Cannabinoids called tetrahydrocannabinol (THC) and cannabidiol (CBD) may have therapeutic benefits. However, finding the proper dosage for maximum therapeutic benefit and least risk of side effects is problematic. THC and CBD levels may vary greatly from plant to plant, which makes accurate dosing difficult.
Most marijuana products sold at dispensaries are not tested for cannabinoid content, so the purity and actual dose based on THC or CBD content is usually unknown. Patients often need to try different preparations and doses to find one that will help with the symptoms being treated. Additionally, given that over 200 cannabinoids have been identified in the marijuana plant, it is unclear which other ones or combinations may be therapeutically beneficial. This makes duplication of good outcomes impossible. It also makes it impossible to provide adequate warning against side effects, which will vary with dosage and any combinations.
Anecdotal reports of successful treatment for a specific problem in a particular individual do not necessarily project to a broader population. Patients may respond differently to and experience different side effects from the same medication. For example, medical marijuana has been reported to help with, but also cause, anxiety and depression.
Furthermore, there is no known pediatric dosing for any medical marijuana product. Thus using medical marijuana in pediatric and adolescent populations is completely trial and error. Additionally, it is unknown what, if any, long-term effects and side effects occur in pediatric and adolescent populations. Cognitive impairment is of special concern. New research in brain development found that brain maturation isn't completed until the early to mid-20s. The developing brain of a child is often more vulnerable to exposure to compounds than that of an adult.

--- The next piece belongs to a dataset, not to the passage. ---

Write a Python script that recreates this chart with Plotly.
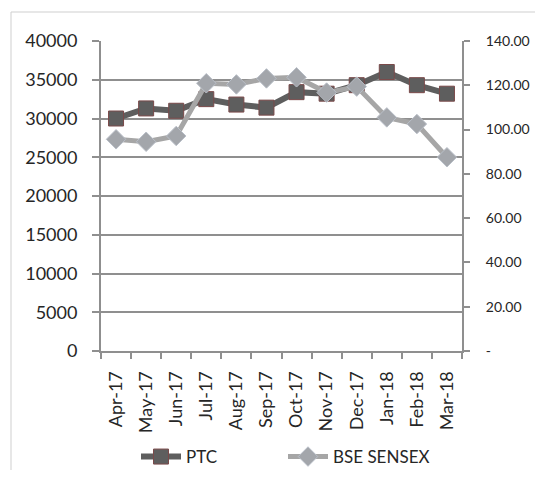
import plotly.graph_objects as go

months = ["Apr-17", "May-17", "Jun-17", "Jul-17", "Aug-17", "Sep-17",
          "Oct-17", "Nov-17", "Dec-17", "Jan-18", "Feb-18", "Mar-18"]
ptc = [30000, 31300, 31000, 32500, 31800, 31400, 33400, 33200, 34300, 36000, 34300, 33200]
sensex = [95.6, 94.5, 97.1, 120.9, 120.4, 123.1, 123.6, 116.7, 119.4, 105.5, 102.5, 87.5]

left_ticks = [0, 5000, 10000, 15000, 20000, 25000, 30000, 35000, 40000]
left_text = ["0", "5000", "10000", "15000", "20000", "25000", "30000", "35000", "40000"]
right_ticks = [0, 20, 40, 60, 80, 100, 120, 140]
right_text = ["-", "20.00", "40.00", "60.00", "80.00", "100.00", "120.00", "140.00"]

OFF = 8  # page body margin
W, H = 543 - 2 * OFF, 462
L, T = 101 - OFF, 41 - OFF
R = (OFF + W) - 462
B = (OFF + H) - 351
FONT = "Lato"
AX = "#8f8f8f"

fig = go.Figure()
fig.add_trace(go.Scatter(
    x=months, y=ptc, name="PTC", mode="lines+markers",
    line=dict(color="#5e5e5e", width=6),
    marker=dict(symbol="square", size=15, color="#5e5e5e",
                line=dict(color="#7a4a4a", width=1)),
    yaxis="y"))
fig.add_trace(go.Scatter(
    x=months, y=sensex, name="BSE SENSEX", mode="lines+markers",
    line=dict(color="#a6a6a6", width=5),
    marker=dict(symbol="diamond", size=15, color="#a3a6ab",
                line=dict(color="#b9bfc8", width=1)),
    yaxis="y2"))

pw, ph = W - L - R, H - T - B
def px_x(x):
    return (x - OFF - L) / pw
def px_y(y):
    return (H - B - (y - OFF)) / ph
def cx(x):
    return (x - OFF) / W
def cy(y):
    return 1 - (y - OFF) / H

fig.update_layout(
    width=W, height=H, autosize=False,
    margin=dict(l=L, r=R, t=T, b=B),
    paper_bgcolor="white", plot_bgcolor="white",
    font=dict(family=FONT, size=18, color="#262626"),
    showlegend=True,
    legend=dict(orientation="h", xref="container", yref="container",
                x=cx(136), xanchor="left", y=cy(457), yanchor="middle",
                font=dict(size=17), itemwidth=40, entrywidth=92, entrywidthmode="pixels",
                bgcolor="rgba(0,0,0,0)"),
    xaxis=dict(type="category", showline=True, linecolor=AX, linewidth=2,
               ticks="outside", tickson="boundaries", ticklen=6, tickcolor=AX, tickwidth=2,
               tickangle=-90, showgrid=False, ticklabelstandoff=11, range=[-0.5, 11.5],
               automargin=False),
    yaxis=dict(range=[0, 40000], tickvals=left_ticks, ticktext=left_text, showline=True,
               linecolor=AX, linewidth=2, ticks="outside", ticklen=7, tickcolor=AX,
               tickwidth=2, showgrid=True, gridcolor=AX, gridwidth=2, zeroline=False,
               ticklabelstandoff=11, automargin=False),
    yaxis2=dict(range=[0, 140], overlaying="y", side="right", tickvals=right_ticks,
                ticktext=right_text, showline=True, linecolor=AX, linewidth=2,
                ticks="outside", ticklen=6, tickcolor=AX, tickwidth=2,
                tickfont=dict(size=14), ticklabeloverflow="allow",
                showgrid=False, zeroline=False, ticklabelstandoff=13, automargin=False),
)

# outer frame lines (top and left)
fig.add_shape(type="line", xref="paper", yref="paper",
              x0=px_x(11), x1=px_x(542), y0=px_y(12), y1=px_y(12),
              line=dict(color="#cfcfcf", width=1))
fig.add_shape(type="line", xref="paper", yref="paper",
              x0=px_x(11), x1=px_x(11), y0=px_y(12), y1=px_y(OFF + H),
              line=dict(color="#cfcfcf", width=1))

fig.write_html("out.html")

Finally, the younger an adolescent starts using substances, whether tobacco, alcohol, or other drugs including marijuana, the more likely they are to develop dependence on, or addiction to, that substance. Brain imaging studies in adolescents demonstrate that use of substances, including marijuana, may alter the developing brain itself. The significance of these changes is not fully understood, but is clearly not normal.
At this time, no current evidence-based medicine is available to support prescribing of medical marijuana for children and adolescents. Food and Drug Administration-sponsored research would be a step in clarifying the role of cannabinoids in potential treatment of a variety of diseases.